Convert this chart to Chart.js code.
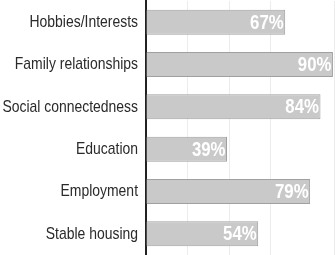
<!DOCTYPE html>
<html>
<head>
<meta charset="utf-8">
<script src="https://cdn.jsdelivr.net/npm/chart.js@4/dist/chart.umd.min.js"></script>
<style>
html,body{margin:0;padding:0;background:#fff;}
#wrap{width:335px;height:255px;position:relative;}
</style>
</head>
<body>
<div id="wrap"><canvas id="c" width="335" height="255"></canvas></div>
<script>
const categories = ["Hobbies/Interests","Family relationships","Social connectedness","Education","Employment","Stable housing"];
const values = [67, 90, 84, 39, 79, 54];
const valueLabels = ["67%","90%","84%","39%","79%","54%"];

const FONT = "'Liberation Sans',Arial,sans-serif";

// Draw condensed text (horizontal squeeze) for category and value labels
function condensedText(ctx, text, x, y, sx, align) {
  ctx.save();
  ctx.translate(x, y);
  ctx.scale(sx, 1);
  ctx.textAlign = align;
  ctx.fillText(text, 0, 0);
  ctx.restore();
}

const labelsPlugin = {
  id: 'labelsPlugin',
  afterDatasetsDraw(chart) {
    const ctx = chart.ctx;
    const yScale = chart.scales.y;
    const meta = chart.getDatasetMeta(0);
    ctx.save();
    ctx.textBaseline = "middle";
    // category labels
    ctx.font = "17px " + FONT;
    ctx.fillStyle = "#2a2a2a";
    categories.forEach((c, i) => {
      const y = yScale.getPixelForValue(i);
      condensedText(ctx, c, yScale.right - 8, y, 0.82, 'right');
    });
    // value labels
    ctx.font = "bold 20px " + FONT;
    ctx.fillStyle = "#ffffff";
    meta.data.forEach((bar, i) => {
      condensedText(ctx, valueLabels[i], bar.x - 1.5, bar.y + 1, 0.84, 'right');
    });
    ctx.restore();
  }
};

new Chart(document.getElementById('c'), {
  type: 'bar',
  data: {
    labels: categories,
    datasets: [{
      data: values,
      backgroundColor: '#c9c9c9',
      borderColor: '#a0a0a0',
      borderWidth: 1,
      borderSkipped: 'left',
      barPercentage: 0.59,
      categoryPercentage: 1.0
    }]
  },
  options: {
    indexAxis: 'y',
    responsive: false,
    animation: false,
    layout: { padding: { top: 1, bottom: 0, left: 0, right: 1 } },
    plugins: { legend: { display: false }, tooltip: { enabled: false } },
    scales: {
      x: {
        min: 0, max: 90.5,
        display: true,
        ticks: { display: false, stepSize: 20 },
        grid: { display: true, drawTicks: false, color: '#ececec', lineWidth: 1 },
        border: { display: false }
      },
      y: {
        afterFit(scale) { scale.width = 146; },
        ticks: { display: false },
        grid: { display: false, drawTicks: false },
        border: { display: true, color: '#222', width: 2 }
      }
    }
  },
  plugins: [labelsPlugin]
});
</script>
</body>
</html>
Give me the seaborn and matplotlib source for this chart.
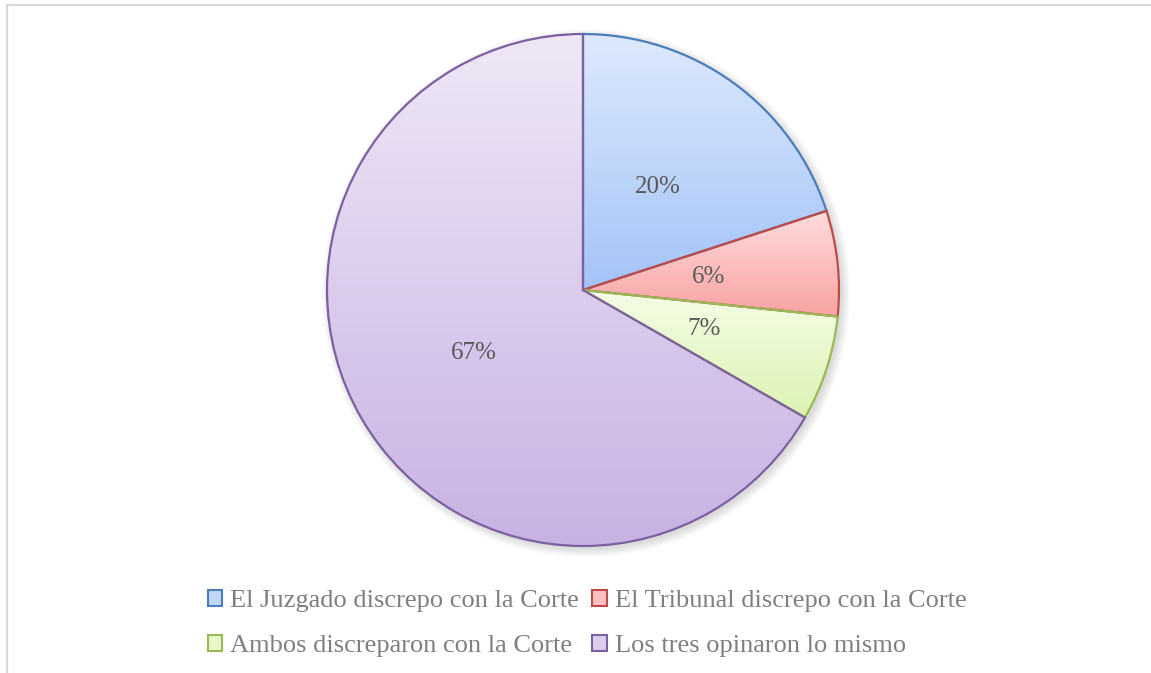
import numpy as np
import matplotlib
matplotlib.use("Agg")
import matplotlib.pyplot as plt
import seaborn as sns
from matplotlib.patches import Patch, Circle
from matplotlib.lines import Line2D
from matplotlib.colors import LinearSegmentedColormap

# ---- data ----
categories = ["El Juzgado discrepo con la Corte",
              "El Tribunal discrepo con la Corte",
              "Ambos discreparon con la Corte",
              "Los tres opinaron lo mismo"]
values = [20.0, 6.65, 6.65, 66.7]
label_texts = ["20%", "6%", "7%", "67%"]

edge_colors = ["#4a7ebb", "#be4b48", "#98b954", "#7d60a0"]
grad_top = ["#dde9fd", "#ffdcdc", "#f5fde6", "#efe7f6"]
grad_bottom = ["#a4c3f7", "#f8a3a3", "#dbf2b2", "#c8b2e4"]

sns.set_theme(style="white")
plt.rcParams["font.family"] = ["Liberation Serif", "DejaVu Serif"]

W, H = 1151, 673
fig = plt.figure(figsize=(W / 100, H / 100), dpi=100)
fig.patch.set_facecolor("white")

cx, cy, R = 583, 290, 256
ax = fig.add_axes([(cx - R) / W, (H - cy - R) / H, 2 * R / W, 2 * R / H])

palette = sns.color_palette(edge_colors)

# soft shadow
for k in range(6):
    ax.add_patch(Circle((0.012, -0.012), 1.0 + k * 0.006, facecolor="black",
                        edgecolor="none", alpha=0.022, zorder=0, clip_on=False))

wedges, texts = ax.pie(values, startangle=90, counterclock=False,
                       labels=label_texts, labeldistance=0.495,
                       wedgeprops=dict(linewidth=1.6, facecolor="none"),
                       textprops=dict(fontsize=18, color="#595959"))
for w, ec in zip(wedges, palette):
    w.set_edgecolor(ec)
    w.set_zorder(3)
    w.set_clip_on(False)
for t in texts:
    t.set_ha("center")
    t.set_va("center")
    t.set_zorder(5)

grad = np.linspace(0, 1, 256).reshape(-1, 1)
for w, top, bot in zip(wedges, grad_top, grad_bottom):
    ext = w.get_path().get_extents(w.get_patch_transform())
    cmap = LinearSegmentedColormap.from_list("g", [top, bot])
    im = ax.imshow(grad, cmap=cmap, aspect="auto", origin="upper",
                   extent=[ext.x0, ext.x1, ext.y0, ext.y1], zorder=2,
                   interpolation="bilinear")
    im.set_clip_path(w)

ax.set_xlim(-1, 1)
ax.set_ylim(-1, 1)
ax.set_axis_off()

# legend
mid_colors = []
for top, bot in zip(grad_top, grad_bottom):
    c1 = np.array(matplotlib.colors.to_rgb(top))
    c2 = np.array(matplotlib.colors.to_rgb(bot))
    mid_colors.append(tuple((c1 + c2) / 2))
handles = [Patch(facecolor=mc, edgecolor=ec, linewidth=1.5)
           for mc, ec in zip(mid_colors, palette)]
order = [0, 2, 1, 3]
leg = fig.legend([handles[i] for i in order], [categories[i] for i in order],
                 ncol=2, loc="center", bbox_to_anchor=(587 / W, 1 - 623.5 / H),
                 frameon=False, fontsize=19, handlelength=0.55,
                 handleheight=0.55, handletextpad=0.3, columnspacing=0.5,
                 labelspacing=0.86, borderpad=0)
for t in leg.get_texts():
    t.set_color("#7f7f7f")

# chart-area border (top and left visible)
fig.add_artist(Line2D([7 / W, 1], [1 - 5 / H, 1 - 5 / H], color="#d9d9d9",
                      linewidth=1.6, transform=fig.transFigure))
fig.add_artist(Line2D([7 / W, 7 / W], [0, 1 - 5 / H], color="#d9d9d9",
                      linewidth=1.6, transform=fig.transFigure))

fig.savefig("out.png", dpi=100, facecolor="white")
* * *
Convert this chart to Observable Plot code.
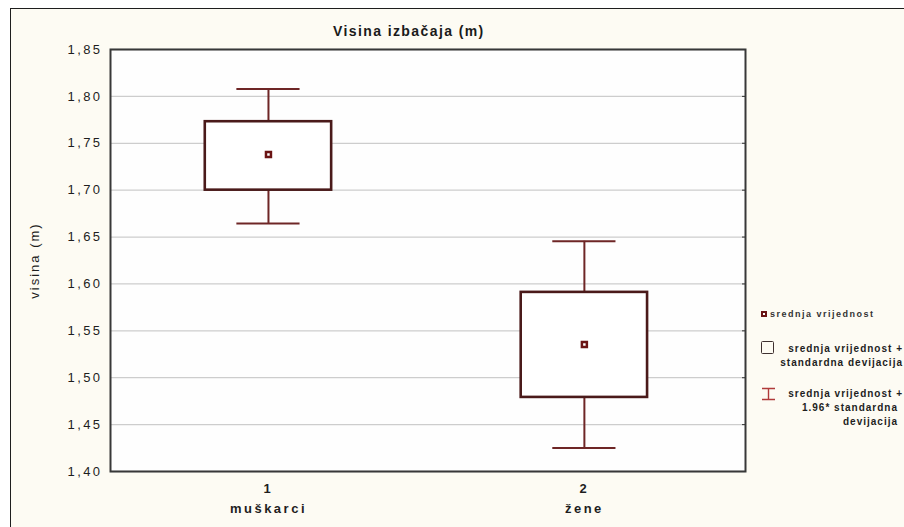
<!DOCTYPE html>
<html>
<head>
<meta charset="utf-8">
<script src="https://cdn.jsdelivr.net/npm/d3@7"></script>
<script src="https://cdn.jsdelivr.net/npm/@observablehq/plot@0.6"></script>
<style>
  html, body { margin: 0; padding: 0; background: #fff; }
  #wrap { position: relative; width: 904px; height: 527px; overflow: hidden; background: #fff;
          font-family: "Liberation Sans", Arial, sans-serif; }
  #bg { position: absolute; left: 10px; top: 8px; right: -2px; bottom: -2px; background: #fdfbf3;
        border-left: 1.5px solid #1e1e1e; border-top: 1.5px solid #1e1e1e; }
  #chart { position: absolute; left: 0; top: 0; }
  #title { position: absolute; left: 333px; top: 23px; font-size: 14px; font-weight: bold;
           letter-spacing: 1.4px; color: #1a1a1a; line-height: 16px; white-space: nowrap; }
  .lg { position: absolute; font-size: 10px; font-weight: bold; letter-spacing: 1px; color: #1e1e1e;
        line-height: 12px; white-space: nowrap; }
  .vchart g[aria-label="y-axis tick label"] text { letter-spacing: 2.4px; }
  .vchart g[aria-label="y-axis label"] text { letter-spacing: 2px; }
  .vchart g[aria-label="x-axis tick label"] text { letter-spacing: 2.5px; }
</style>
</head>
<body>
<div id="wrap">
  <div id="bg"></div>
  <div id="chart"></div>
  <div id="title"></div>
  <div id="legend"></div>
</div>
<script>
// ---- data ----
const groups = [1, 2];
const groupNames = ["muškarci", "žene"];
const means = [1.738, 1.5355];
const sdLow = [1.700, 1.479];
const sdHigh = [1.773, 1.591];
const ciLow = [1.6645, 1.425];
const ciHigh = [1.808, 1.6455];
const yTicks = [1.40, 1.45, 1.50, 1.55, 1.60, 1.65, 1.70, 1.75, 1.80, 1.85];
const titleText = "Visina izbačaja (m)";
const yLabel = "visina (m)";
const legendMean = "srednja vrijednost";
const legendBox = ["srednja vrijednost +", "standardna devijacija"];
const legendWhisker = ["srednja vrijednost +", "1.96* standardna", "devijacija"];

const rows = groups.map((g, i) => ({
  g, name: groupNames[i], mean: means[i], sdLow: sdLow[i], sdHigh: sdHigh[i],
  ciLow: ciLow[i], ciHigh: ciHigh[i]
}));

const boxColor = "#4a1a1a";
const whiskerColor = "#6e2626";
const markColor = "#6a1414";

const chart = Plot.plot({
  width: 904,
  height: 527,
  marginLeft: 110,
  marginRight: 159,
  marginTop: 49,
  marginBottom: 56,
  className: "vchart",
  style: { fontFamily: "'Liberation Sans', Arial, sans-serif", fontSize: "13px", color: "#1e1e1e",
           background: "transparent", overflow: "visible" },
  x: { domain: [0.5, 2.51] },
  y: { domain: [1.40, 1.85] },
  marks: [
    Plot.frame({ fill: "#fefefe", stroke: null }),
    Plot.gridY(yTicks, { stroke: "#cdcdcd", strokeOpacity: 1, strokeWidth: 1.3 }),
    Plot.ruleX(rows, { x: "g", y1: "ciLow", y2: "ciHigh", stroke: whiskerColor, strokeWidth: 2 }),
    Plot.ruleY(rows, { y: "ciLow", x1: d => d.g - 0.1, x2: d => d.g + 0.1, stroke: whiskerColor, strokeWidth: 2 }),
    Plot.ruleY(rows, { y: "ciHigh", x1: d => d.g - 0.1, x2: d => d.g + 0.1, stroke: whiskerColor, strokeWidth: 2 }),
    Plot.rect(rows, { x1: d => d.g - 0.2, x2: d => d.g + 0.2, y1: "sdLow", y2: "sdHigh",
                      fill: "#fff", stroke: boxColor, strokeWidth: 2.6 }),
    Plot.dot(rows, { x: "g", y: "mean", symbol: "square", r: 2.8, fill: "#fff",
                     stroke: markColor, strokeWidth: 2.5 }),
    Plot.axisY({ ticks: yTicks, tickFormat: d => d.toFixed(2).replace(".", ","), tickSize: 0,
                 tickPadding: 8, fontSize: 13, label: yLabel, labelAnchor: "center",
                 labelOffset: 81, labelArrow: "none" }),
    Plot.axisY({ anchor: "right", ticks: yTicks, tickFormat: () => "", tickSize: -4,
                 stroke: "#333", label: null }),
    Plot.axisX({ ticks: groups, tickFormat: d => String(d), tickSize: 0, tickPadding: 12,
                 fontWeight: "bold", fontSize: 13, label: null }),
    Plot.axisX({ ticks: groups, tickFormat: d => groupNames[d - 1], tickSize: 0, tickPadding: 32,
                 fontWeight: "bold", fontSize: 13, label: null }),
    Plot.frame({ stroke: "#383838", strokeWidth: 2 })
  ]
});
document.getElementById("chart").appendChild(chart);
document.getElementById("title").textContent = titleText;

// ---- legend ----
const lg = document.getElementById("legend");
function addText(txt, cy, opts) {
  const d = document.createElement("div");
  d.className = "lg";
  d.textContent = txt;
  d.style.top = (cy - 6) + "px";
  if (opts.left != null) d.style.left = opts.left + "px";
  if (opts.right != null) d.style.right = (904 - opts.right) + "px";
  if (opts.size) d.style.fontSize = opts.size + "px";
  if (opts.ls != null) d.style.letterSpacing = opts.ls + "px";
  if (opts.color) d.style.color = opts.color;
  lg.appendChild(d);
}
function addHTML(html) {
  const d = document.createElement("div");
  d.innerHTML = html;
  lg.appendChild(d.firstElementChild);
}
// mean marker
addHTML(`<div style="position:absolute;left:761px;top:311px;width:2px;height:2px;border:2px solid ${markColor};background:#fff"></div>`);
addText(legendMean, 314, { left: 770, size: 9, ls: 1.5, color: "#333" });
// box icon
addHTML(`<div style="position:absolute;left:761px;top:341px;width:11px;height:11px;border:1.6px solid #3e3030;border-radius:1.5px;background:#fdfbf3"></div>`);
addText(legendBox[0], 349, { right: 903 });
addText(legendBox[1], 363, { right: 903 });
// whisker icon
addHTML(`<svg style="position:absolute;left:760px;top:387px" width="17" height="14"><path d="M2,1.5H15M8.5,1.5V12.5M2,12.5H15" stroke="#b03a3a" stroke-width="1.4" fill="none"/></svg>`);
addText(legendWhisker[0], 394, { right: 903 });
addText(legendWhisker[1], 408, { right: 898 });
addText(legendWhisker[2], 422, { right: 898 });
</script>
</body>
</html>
...
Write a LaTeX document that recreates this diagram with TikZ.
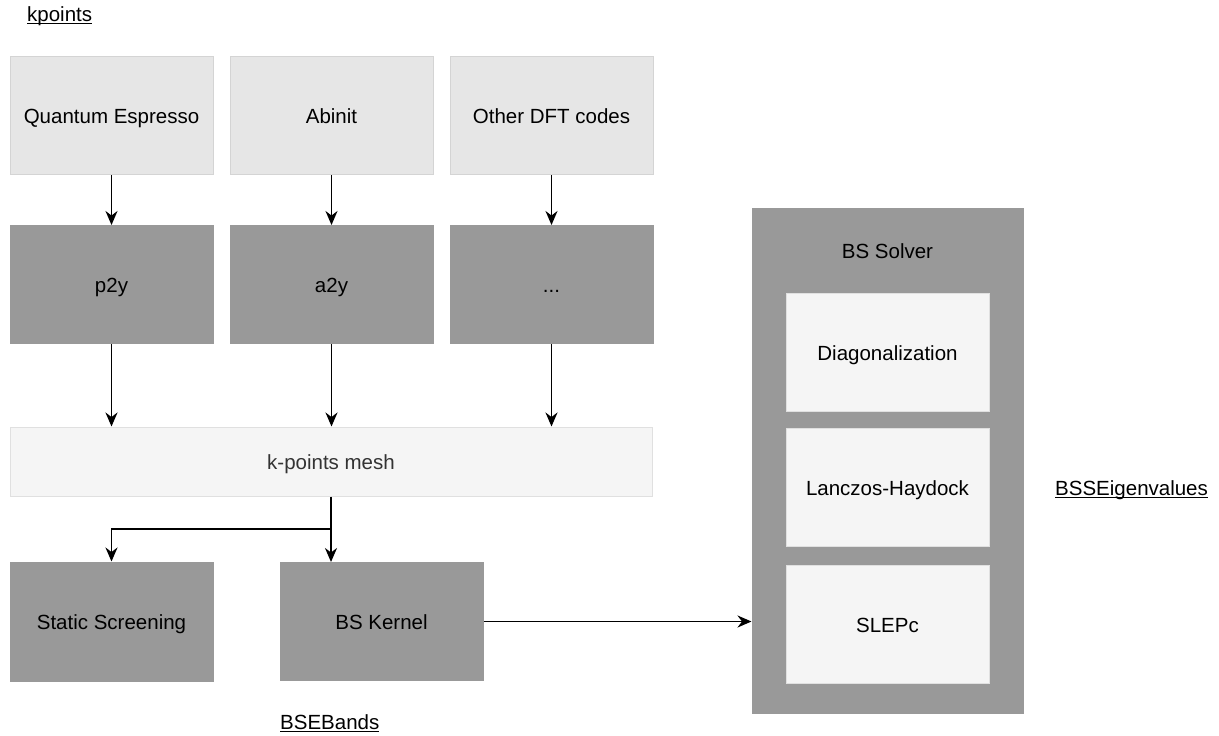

### PROBLEM DETAILS
Print exactly the lines from the line containing "Give me the" through the line containing "alpha=0.022, zorder=0, clip_on=False))", and omit any picture found among them.

### RESULT OF THIS TASK
Give me the seaborn and matplotlib source for this chart.
import numpy as np
import matplotlib
matplotlib.use("Agg")
import matplotlib.pyplot as plt
import seaborn as sns
from matplotlib.patches import Patch, Circle
from matplotlib.lines import Line2D
from matplotlib.colors import LinearSegmentedColormap

# ---- data ----
categories = ["El Juzgado discrepo con la Corte",
              "El Tribunal discrepo con la Corte",
              "Ambos discreparon con la Corte",
              "Los tres opinaron lo mismo"]
values = [20.0, 6.65, 6.65, 66.7]
label_texts = ["20%", "6%", "7%", "67%"]

edge_colors = ["#4a7ebb", "#be4b48", "#98b954", "#7d60a0"]
grad_top = ["#dde9fd", "#ffdcdc", "#f5fde6", "#efe7f6"]
grad_bottom = ["#a4c3f7", "#f8a3a3", "#dbf2b2", "#c8b2e4"]

sns.set_theme(style="white")
plt.rcParams["font.family"] = ["Liberation Serif", "DejaVu Serif"]

W, H = 1151, 673
fig = plt.figure(figsize=(W / 100, H / 100), dpi=100)
fig.patch.set_facecolor("white")

cx, cy, R = 583, 290, 256
ax = fig.add_axes([(cx - R) / W, (H - cy - R) / H, 2 * R / W, 2 * R / H])

palette = sns.color_palette(edge_colors)

# soft shadow
for k in range(6):
    ax.add_patch(Circle((0.012, -0.012), 1.0 + k * 0.006, facecolor="black",
                        edgecolor="none", alpha=0.022, zorder=0, clip_on=False))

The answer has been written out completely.